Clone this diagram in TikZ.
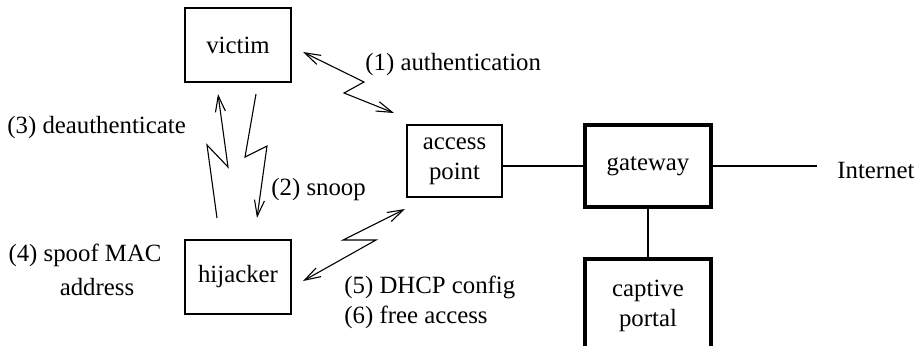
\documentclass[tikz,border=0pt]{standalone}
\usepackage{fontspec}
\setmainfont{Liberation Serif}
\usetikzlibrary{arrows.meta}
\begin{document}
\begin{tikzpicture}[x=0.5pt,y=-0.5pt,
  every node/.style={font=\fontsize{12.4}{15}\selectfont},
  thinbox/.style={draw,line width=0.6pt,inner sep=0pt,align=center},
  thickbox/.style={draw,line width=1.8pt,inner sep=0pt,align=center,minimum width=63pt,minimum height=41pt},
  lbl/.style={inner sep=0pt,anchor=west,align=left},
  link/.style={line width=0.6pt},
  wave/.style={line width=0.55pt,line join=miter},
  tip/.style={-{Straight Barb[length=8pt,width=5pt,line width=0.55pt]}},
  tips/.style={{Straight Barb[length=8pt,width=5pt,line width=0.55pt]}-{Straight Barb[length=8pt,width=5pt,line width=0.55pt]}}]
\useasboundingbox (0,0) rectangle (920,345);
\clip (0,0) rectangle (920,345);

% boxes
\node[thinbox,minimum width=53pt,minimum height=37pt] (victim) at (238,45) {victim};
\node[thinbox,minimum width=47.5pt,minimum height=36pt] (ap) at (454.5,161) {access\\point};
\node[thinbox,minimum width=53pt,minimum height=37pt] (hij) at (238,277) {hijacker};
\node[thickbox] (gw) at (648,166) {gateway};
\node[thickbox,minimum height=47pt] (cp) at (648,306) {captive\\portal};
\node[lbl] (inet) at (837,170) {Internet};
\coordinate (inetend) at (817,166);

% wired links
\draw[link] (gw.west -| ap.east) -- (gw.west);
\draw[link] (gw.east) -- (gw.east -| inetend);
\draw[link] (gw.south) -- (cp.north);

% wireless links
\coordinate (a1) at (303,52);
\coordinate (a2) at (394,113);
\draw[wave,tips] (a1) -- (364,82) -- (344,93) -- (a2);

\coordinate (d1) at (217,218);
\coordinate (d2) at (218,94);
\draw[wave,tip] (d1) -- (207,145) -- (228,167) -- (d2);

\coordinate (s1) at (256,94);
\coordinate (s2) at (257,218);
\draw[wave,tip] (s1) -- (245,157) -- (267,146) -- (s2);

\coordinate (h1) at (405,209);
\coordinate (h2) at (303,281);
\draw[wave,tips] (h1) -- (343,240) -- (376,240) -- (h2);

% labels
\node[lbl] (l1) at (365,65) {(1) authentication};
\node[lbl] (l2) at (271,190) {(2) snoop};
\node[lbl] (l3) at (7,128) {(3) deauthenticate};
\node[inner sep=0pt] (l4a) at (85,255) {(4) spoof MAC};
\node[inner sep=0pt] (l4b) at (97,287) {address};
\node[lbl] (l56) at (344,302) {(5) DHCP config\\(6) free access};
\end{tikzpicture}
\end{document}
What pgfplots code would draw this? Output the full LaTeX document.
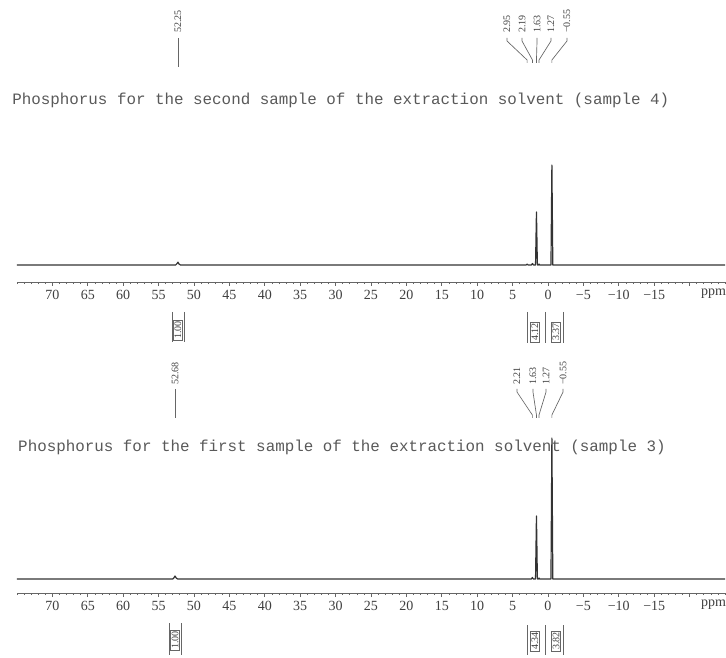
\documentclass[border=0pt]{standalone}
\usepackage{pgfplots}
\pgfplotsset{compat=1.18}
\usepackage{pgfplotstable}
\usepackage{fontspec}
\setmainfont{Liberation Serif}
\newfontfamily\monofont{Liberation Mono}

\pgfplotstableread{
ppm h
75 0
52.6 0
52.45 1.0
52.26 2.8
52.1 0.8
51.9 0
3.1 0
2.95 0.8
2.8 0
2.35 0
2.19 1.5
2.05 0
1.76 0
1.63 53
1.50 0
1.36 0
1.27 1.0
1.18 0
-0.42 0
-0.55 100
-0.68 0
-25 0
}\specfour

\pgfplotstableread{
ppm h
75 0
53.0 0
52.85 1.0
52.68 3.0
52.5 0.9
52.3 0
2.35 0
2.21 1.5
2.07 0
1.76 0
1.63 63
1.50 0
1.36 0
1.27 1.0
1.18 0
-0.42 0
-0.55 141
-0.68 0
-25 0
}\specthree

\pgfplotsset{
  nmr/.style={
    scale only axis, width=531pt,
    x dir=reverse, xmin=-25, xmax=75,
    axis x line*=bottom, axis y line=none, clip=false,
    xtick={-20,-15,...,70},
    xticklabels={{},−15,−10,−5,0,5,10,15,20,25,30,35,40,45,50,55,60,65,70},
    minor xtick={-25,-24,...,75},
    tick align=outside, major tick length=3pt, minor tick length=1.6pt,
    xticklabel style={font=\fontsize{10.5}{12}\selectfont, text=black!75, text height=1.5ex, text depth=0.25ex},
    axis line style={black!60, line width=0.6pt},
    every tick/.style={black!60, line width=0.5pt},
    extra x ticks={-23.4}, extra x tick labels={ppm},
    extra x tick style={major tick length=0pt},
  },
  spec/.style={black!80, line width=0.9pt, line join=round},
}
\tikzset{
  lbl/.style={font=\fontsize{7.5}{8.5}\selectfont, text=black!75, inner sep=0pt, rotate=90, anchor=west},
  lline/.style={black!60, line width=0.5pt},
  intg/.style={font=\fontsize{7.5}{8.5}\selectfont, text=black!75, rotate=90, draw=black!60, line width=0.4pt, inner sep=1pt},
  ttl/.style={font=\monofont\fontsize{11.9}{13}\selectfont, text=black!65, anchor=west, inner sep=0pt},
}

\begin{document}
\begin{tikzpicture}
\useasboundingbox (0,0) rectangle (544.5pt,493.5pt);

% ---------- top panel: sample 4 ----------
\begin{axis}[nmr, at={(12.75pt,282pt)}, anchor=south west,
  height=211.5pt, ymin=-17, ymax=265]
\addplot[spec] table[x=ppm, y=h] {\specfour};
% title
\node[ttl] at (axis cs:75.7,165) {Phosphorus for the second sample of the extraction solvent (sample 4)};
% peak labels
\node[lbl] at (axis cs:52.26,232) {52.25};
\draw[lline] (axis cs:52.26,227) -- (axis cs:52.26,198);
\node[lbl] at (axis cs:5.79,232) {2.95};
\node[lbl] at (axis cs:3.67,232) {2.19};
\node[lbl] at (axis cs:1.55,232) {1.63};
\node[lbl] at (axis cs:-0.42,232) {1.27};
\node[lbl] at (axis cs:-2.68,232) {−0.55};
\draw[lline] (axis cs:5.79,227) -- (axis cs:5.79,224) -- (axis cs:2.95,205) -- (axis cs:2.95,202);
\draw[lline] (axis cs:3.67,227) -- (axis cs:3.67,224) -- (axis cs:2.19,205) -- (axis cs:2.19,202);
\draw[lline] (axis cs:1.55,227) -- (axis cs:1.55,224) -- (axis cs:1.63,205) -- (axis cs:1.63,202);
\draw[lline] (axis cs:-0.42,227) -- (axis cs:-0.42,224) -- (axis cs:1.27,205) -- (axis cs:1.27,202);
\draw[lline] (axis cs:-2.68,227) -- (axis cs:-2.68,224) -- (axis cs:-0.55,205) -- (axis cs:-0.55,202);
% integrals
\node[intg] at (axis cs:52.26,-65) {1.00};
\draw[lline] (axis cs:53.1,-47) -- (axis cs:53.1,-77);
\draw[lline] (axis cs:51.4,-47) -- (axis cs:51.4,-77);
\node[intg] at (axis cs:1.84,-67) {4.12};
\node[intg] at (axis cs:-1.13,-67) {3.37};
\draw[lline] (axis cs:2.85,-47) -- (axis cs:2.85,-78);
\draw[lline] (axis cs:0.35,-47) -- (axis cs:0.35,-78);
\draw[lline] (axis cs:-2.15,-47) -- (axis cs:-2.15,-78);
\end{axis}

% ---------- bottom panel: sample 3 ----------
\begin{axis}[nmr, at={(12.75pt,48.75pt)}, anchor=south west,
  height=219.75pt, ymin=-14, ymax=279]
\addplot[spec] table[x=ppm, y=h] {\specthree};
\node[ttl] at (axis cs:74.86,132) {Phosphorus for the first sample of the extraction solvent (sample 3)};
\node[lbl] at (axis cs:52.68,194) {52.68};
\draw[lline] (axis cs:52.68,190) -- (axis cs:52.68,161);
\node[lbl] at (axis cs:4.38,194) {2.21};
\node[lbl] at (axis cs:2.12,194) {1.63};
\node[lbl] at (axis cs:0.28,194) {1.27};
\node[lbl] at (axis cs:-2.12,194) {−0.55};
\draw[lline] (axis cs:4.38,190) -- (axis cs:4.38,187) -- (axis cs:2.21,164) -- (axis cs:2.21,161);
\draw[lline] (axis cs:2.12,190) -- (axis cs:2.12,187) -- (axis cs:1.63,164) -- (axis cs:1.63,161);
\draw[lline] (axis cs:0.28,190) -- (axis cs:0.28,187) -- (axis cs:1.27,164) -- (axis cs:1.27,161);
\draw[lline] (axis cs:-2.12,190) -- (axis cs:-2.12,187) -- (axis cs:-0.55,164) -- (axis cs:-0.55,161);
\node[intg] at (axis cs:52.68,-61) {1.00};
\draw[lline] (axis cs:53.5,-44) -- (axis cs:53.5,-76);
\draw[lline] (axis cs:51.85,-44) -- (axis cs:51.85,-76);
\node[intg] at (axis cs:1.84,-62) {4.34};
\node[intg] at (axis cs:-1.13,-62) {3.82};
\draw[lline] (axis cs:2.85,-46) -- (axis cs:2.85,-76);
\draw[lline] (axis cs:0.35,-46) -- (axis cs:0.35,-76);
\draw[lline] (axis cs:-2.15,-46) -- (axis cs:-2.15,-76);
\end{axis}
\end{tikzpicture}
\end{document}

___

INSTRUCTION: Quote only what lies between the first line of the records and the line containing "(228,167) -- (d2);", please, including both lines and excluding images.

SOLUTION:
Clone this diagram in TikZ.
\documentclass[tikz,border=0pt]{standalone}
\usepackage{fontspec}
\setmainfont{Liberation Serif}
\usetikzlibrary{arrows.meta}
\begin{document}
\begin{tikzpicture}[x=0.5pt,y=-0.5pt,
  every node/.style={font=\fontsize{12.4}{15}\selectfont},
  thinbox/.style={draw,line width=0.6pt,inner sep=0pt,align=center},
  thickbox/.style={draw,line width=1.8pt,inner sep=0pt,align=center,minimum width=63pt,minimum height=41pt},
  lbl/.style={inner sep=0pt,anchor=west,align=left},
  link/.style={line width=0.6pt},
  wave/.style={line width=0.55pt,line join=miter},
  tip/.style={-{Straight Barb[length=8pt,width=5pt,line width=0.55pt]}},
  tips/.style={{Straight Barb[length=8pt,width=5pt,line width=0.55pt]}-{Straight Barb[length=8pt,width=5pt,line width=0.55pt]}}]
\useasboundingbox (0,0) rectangle (920,345);
\clip (0,0) rectangle (920,345);

% boxes
\node[thinbox,minimum width=53pt,minimum height=37pt] (victim) at (238,45) {victim};
\node[thinbox,minimum width=47.5pt,minimum height=36pt] (ap) at (454.5,161) {access\\point};
\node[thinbox,minimum width=53pt,minimum height=37pt] (hij) at (238,277) {hijacker};
\node[thickbox] (gw) at (648,166) {gateway};
\node[thickbox,minimum height=47pt] (cp) at (648,306) {captive\\portal};
\node[lbl] (inet) at (837,170) {Internet};
\coordinate (inetend) at (817,166);

% wired links
\draw[link] (gw.west -| ap.east) -- (gw.west);
\draw[link] (gw.east) -- (gw.east -| inetend);
\draw[link] (gw.south) -- (cp.north);

% wireless links
\coordinate (a1) at (303,52);
\coordinate (a2) at (394,113);
\draw[wave,tips] (a1) -- (364,82) -- (344,93) -- (a2);

\coordinate (d1) at (217,218);
\coordinate (d2) at (218,94);
\draw[wave,tip] (d1) -- (207,145) -- (228,167) -- (d2);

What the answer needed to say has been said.